The report also outlines a flock of measures designed to strengthen space-based intelligence capabilities, including the greater use of commercial imagery, which would free up government satellites “for more challenging, point-target reconnaissance.”
The report suggests a host of possibilities for restructuring the management of military-space activities. Restructuring would help “create and sustain a cadre of space professionals”–ready, willing, and able to fight for resources against their counterparts in the army, navy, and air-breathing air force. In fact, the bulk of the report is devoted to ways in which the military and bureaucratic space infrastructure could be redesigned and rationalized.
But the heart of the report lies in the bald assertion that it is time to weaponize space. “There is,” the report says, “no blanket prohibition in international law on placing or using weapons in space, applying force from space to earth, or conducting military operations in and through space.”

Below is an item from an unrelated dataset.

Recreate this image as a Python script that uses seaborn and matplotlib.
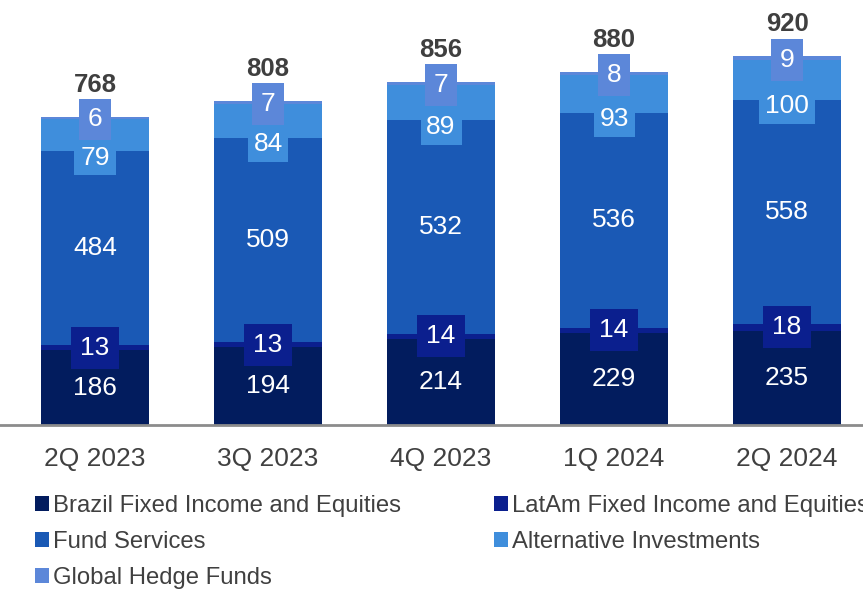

The commission is right. The Outer Space Treaty of 1967 bans weapons of mass destruction only, not other types of weapons.
The commissioners realized, however, that a U.S. decision to weaponize space would stir international concern. But that concern would be misplaced, they said, because U.S. space weapons would be created solely for “defensive” and “non-aggressive” purposes.
“To counter U.S. advantages in space, other states and international organizations have sought agreements that would restrict the use of space. For example, nearly every year, the U.N. General Assembly passes a resolution calling for the prevention of ‘an arms race in outer space’ by prohibiting all space weapons….
“The United States should seek to preserve the space weapons regime established by the Outer Space Treaty, particularly the traditional interpretation of the treaty's ‘peaceful purposes’ language to mean that both self-defense and non-aggressive military use of space are allowed.”
The report fails to mention that each year the United States blocks any substantive discussion at the Conference on Disarmament in Geneva on a new treaty to ban all weapons in space.